Every player should be properly fitted to the clubs they purchase to ensure they are the right match. Your clubs should be able to adequately fit your swing for you to be able to perform well. 

One way to solve any kind of problem similar to this is by having your wedges custom made for your specific swing. Doing so will allow you to grow as a player and stop any issues you may be having in its tracks. 

We discussed specialty-made wedges earlier, which will ensure that you don’t run into this kind of problem on the golf course. While this is an ideal option for players of all skill levels, having specialty-made clubs will ensure that beginners don’t have any extra difficulties when first starting. 

While there is no exact science or measurement for being fit for clubs that are right for you, it all comes down to what you feel most comfortable with when you’re out on the course. 

The Pitching Wedge and the 9 Iron Are Both Versatile Clubs

While we went over the key differences that separate both the pitching wedge from the 9 iron, they have in common that they are versatile.

You can easily use both of these clubs within many situations that will both get out of trouble and get you where you need to go. Understanding both of these clubs’ strengths and weaknesses are key to becoming a better golfer. It also allows you to understand what the clubs inside your bag can and can’t do.

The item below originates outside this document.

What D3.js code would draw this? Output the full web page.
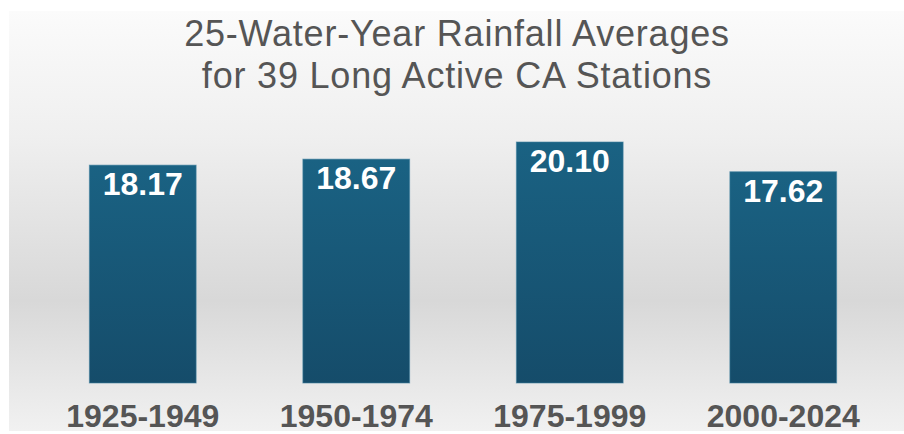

Both the pitching wedge and the 9 iron are attack clubs and will come through for users no matter what kind of situation you may find yourself in. Taking the time to be properly fitted to your clubs and understanding what they can do, is crucial for all players, whether you’re just starting or being a more experienced golfer. 


In this article, we discussed the 3 key differences that separate the 9 iron club from the pitching wedge. 

These clubs are unique in the loft angles they exhibit, the distance they can create, and how they are to be handled on the course. We also went over other factors you should be aware of in both of these clubs.

Factors such as being properly fitted for your clubs and understanding the importance of a quality wedge are key to becoming a stronger player in no time.